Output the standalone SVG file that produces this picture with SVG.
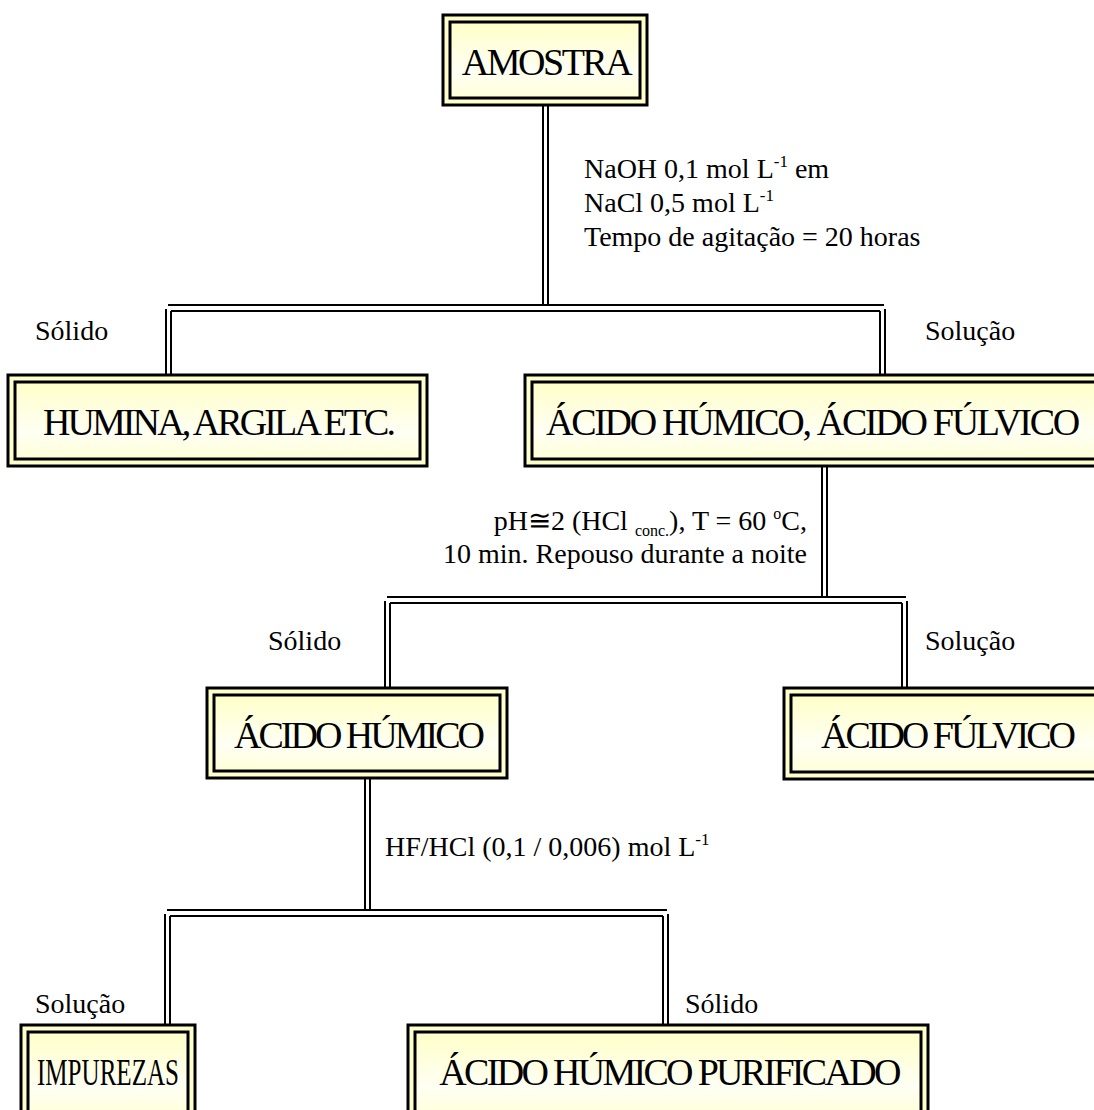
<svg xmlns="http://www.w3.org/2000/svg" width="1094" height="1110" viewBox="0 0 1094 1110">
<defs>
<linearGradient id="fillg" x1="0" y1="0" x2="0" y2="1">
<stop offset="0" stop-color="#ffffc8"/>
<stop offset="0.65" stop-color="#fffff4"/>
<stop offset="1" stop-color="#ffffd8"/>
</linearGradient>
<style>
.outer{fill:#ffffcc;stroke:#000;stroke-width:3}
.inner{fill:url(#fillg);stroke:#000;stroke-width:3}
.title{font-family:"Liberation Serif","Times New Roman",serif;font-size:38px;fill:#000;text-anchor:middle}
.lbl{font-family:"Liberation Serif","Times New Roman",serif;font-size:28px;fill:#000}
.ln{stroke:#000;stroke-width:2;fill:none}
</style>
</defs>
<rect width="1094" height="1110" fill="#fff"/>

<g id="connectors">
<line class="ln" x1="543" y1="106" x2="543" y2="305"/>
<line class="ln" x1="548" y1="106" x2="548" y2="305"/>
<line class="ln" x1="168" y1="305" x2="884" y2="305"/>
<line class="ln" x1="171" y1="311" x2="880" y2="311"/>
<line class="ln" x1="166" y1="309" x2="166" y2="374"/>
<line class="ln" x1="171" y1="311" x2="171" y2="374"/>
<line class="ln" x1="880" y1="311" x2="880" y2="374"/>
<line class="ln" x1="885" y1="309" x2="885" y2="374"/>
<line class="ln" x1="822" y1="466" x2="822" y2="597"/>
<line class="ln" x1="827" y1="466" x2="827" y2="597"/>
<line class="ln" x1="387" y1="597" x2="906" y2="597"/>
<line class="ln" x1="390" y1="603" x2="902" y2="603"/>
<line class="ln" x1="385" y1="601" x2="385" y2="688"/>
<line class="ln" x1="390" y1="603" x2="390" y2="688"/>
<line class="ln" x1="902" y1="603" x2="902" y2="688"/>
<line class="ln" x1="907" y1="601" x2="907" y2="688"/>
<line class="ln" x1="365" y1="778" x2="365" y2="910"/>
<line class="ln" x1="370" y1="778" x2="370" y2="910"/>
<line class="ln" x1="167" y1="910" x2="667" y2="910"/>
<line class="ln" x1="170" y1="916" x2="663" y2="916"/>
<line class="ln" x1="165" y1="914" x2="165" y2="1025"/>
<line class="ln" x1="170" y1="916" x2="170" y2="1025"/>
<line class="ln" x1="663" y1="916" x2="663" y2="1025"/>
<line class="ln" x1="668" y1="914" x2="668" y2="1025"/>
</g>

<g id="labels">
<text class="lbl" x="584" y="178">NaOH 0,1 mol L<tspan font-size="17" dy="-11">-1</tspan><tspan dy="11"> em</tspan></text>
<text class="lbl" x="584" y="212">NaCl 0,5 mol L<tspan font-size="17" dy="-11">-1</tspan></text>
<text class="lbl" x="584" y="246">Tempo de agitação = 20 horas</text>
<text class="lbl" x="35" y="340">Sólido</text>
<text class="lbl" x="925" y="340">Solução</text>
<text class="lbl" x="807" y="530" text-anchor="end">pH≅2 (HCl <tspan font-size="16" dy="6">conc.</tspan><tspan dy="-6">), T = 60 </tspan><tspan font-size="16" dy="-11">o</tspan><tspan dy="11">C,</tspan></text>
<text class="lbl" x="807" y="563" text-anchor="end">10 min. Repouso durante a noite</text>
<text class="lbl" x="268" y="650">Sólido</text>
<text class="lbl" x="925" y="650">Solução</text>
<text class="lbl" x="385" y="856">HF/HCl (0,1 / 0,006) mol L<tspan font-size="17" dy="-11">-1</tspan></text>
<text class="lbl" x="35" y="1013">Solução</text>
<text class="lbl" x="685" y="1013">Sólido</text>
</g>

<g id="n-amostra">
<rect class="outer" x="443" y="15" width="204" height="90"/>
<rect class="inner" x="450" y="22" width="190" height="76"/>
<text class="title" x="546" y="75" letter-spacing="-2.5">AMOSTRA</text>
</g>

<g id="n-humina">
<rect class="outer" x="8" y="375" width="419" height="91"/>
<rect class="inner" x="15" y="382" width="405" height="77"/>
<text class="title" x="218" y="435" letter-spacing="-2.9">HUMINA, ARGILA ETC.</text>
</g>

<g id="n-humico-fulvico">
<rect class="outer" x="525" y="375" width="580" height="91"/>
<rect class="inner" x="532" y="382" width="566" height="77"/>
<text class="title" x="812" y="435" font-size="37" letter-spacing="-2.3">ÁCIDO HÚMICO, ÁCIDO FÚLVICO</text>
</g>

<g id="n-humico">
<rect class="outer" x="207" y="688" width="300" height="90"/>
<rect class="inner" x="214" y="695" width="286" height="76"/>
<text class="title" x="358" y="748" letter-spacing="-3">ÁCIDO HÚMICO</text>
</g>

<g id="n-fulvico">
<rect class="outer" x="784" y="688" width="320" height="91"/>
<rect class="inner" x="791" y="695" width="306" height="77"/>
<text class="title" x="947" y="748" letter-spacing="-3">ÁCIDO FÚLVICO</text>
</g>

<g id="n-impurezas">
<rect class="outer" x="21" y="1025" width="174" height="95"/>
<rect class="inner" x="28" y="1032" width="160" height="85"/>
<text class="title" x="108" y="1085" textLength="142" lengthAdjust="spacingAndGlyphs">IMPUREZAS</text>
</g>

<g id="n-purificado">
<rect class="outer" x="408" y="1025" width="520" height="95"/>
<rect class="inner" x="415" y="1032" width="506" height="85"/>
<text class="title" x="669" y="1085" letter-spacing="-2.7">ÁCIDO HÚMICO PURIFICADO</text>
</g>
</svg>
=====
• [YOUR INSTRUCTIONS] Leave out the pictures and restate everything else word for word.

• [SOLUTION FOR THIS TASK]
Output the standalone SVG file that produces this picture with SVG.
<svg xmlns="http://www.w3.org/2000/svg" width="1094" height="1110" viewBox="0 0 1094 1110">
<defs>
<linearGradient id="fillg" x1="0" y1="0" x2="0" y2="1">
<stop offset="0" stop-color="#ffffc8"/>
<stop offset="0.65" stop-color="#fffff4"/>
<stop offset="1" stop-color="#ffffd8"/>
</linearGradient>
<style>
.outer{fill:#ffffcc;stroke:#000;stroke-width:3}
.inner{fill:url(#fillg);stroke:#000;stroke-width:3}
.title{font-family:"Liberation Serif","Times New Roman",serif;font-size:38px;fill:#000;text-anchor:middle}
.lbl{font-family:"Liberation Serif","Times New Roman",serif;font-size:28px;fill:#000}
.ln{stroke:#000;stroke-width:2;fill:none}
</style>
</defs>
<rect width="1094" height="1110" fill="#fff"/>

<g id="connectors">
<line class="ln" x1="543" y1="106" x2="543" y2="305"/>
<line class="ln" x1="548" y1="106" x2="548" y2="305"/>
<line class="ln" x1="168" y1="305" x2="884" y2="305"/>
<line class="ln" x1="171" y1="311" x2="880" y2="311"/>
<line class="ln" x1="166" y1="309" x2="166" y2="374"/>
<line class="ln" x1="171" y1="311" x2="171" y2="374"/>
<line class="ln" x1="880" y1="311" x2="880" y2="374"/>
<line class="ln" x1="885" y1="309" x2="885" y2="374"/>
<line class="ln" x1="822" y1="466" x2="822" y2="597"/>
<line class="ln" x1="827" y1="466" x2="827" y2="597"/>
<line class="ln" x1="387" y1="597" x2="906" y2="597"/>
<line class="ln" x1="390" y1="603" x2="902" y2="603"/>
<line class="ln" x1="385" y1="601" x2="385" y2="688"/>
<line class="ln" x1="390" y1="603" x2="390" y2="688"/>
<line class="ln" x1="902" y1="603" x2="902" y2="688"/>
<line class="ln" x1="907" y1="601" x2="907" y2="688"/>
<line class="ln" x1="365" y1="778" x2="365" y2="910"/>
<line class="ln" x1="370" y1="778" x2="370" y2="910"/>
<line class="ln" x1="167" y1="910" x2="667" y2="910"/>
<line class="ln" x1="170" y1="916" x2="663" y2="916"/>
<line class="ln" x1="165" y1="914" x2="165" y2="1025"/>
<line class="ln" x1="170" y1="916" x2="170" y2="1025"/>
<line class="ln" x1="663" y1="916" x2="663" y2="1025"/>
<line class="ln" x1="668" y1="914" x2="668" y2="1025"/>
</g>

<g id="labels">
<text class="lbl" x="584" y="178">NaOH 0,1 mol L<tspan font-size="17" dy="-11">-1</tspan><tspan dy="11"> em</tspan></text>
<text class="lbl" x="584" y="212">NaCl 0,5 mol L<tspan font-size="17" dy="-11">-1</tspan></text>
<text class="lbl" x="584" y="246">Tempo de agitação = 20 horas</text>
<text class="lbl" x="35" y="340">Sólido</text>
<text class="lbl" x="925" y="340">Solução</text>
<text class="lbl" x="807" y="530" text-anchor="end">pH≅2 (HCl <tspan font-size="16" dy="6">conc.</tspan><tspan dy="-6">), T = 60 </tspan><tspan font-size="16" dy="-11">o</tspan><tspan dy="11">C,</tspan></text>
<text class="lbl" x="807" y="563" text-anchor="end">10 min. Repouso durante a noite</text>
<text class="lbl" x="268" y="650">Sólido</text>
<text class="lbl" x="925" y="650">Solução</text>
<text class="lbl" x="385" y="856">HF/HCl (0,1 / 0,006) mol L<tspan font-size="17" dy="-11">-1</tspan></text>
<text class="lbl" x="35" y="1013">Solução</text>
<text class="lbl" x="685" y="1013">Sólido</text>
</g>

<g id="n-amostra">
<rect class="outer" x="443" y="15" width="204" height="90"/>
<rect class="inner" x="450" y="22" width="190" height="76"/>
<text class="title" x="546" y="75" letter-spacing="-2.5">AMOSTRA</text>
</g>

<g id="n-humina">
<rect class="outer" x="8" y="375" width="419" height="91"/>
<rect class="inner" x="15" y="382" width="405" height="77"/>
<text class="title" x="218" y="435" letter-spacing="-2.9">HUMINA, ARGILA ETC.</text>
</g>

<g id="n-humico-fulvico">
<rect class="outer" x="525" y="375" width="580" height="91"/>
<rect class="inner" x="532" y="382" width="566" height="77"/>
<text class="title" x="812" y="435" font-size="37" letter-spacing="-2.3">ÁCIDO HÚMICO, ÁCIDO FÚLVICO</text>
</g>

<g id="n-humico">
<rect class="outer" x="207" y="688" width="300" height="90"/>
<rect class="inner" x="214" y="695" width="286" height="76"/>
<text class="title" x="358" y="748" letter-spacing="-3">ÁCIDO HÚMICO</text>
</g>

<g id="n-fulvico">
<rect class="outer" x="784" y="688" width="320" height="91"/>
<rect class="inner" x="791" y="695" width="306" height="77"/>
<text class="title" x="947" y="748" letter-spacing="-3">ÁCIDO FÚLVICO</text>
</g>

<g id="n-impurezas">
<rect class="outer" x="21" y="1025" width="174" height="95"/>
<rect class="inner" x="28" y="1032" width="160" height="85"/>
<text class="title" x="108" y="1085" textLength="142" lengthAdjust="spacingAndGlyphs">IMPUREZAS</text>
</g>

<g id="n-purificado">
<rect class="outer" x="408" y="1025" width="520" height="95"/>
<rect class="inner" x="415" y="1032" width="506" height="85"/>
<text class="title" x="669" y="1085" letter-spacing="-2.7">ÁCIDO HÚMICO PURIFICADO</text>
</g>
</svg>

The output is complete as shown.